A pediatric cancer predisposition syndrome occurs when a child is born with a genetic mutation that changes how a specific gene works. This gene, often called a tumor suppressor gene, cannot protect cells from becoming cancerous. This increases the overall risk for affected children to develop cancer or a number of benign tumors, especially at younger ages.

Children and family members are tested using the individual’s saliva or a blood test. “Sedona tested negative for any genetic markers or mutations, but we will continue to follow up yearly with the Cancer Predisposition Program team and continue with scans every three months for both girls,” says Bethany.

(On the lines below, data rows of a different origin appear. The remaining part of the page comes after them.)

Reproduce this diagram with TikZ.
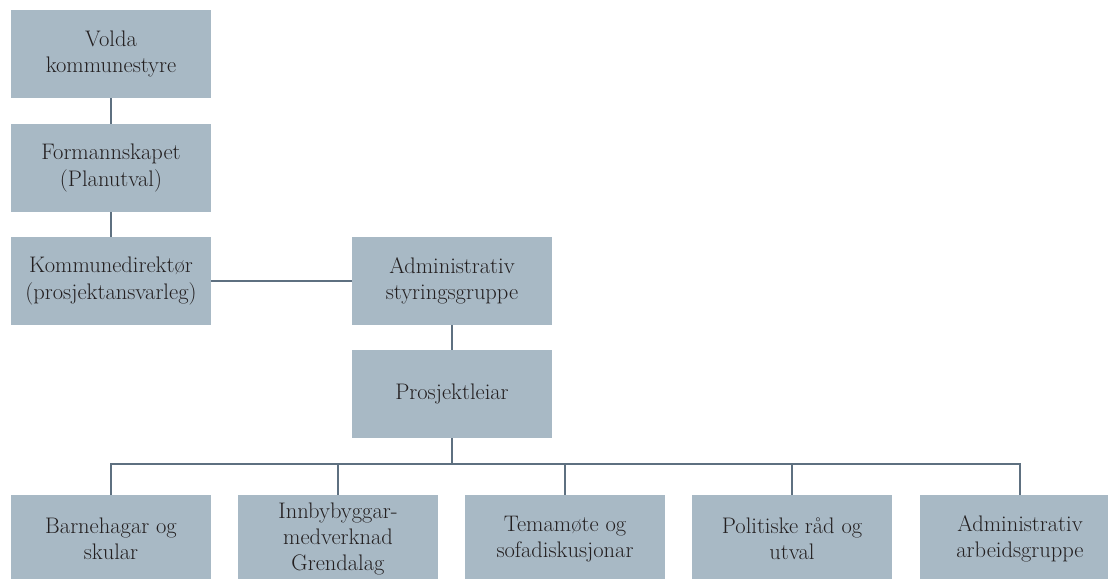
\documentclass[tikz,border=0pt]{standalone}
\usepackage{tikz}
\definecolor{boxfill}{HTML}{A8B9C5}
\definecolor{linecol}{HTML}{5E7080}
\definecolor{textcol}{HTML}{231F20}
\tikzset{
	orgbox/.style={rectangle, fill=boxfill, draw=none, text=textcol, align=center,
		minimum width=5cm, minimum height=2.2cm, inner sep=0pt,
		font=\fontsize{16}{18.8}\selectfont},
	link/.style={draw=linecol, line width=1.6pt}
}

\begin{document}
\begin{tikzpicture}[x=0.025cm, y=-0.025cm]
				\useasboundingbox (0,0) rectangle (1108,578);
				% styring
				\node[orgbox] (volda) at (111,54) {Volda\\kommunestyre};
				\node[orgbox] (form) at (111,168) {Formannskapet\\(Planutval)};
				\node[orgbox] (komdir) at (111,281) {Kommunedirektør\\(prosjektansvarleg)};
				\node[orgbox] (admstyr) at (452,281) {Administrativ\\styringsgruppe};
				\node[orgbox] (pleiar) at (452,394) {Prosjektleiar};
				% grupper
				\node[orgbox] (barn) at (111,539) {Barnehagar og\\skular};
				\node[orgbox] (innb) at (338,539) {Innbybyggar-\\medverknad\\Grendalag};
				\node[orgbox] (tema) at (565,539) {Temamøte og\\sofadiskusjonar};
				\node[orgbox] (polit) at (792,539) {Politiske råd og\\utval};
				\node[orgbox] (admarb) at (1020,539) {Administrativ\\arbeidsgruppe};
				\coordinate (bus) at (452,464);
				\draw[link] (volda) -- (form);
				\draw[link] (form) -- (komdir);
				\draw[link] (komdir) -- (admstyr);
				\draw[link] (admstyr) -- (pleiar);
				\draw[link] (pleiar) -- (bus);
				\draw[link] (barn.north) -- (barn.north |- bus) -- (admarb.north |- bus) -- (admarb.north);
				\foreach \g in {innb, tema, polit} {
					\draw[link] (\g.north) -- (\g.north |- bus);
				}
			\end{tikzpicture}
\end{document}
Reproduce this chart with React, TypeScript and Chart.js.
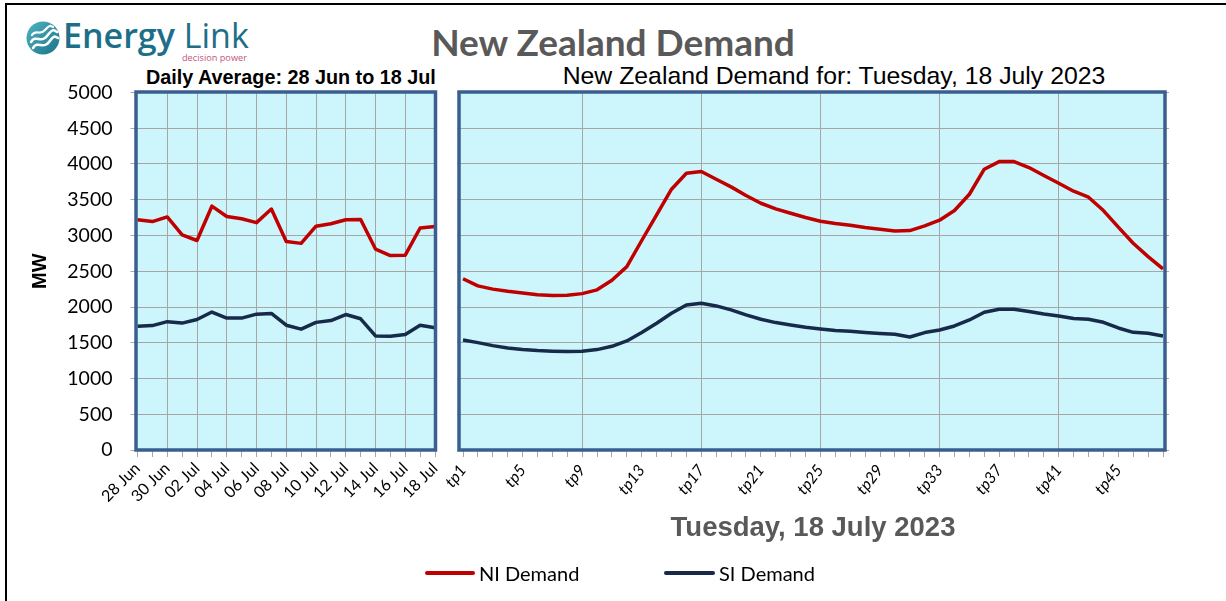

And while Bethany admitted that it would be nice to have a clear link between Madeline’s neuroblastoma and Sedona’s hemihypertrophy, she anticipates that one will develop during follow-up care with the center throughout the years as science advances. “We just want to make sure we can get the answers and advice to help our girls in the future. Also, I feel like our participation in the program will help advance science for other kids.”

“Bethany and Eric are true partners with us in the care of their children,” Melissa says. “They make appropriate inquires and are extremely dedicated and attentive to their children.”

Careful monitoring and comprehensive testing helps ensure a prompt diagnosis and treatment.

When cancer runs in the family, parents often struggle with the unknown. That’s why we help them stay one step ahead of a child’s diagnosis with regular screening and open communication.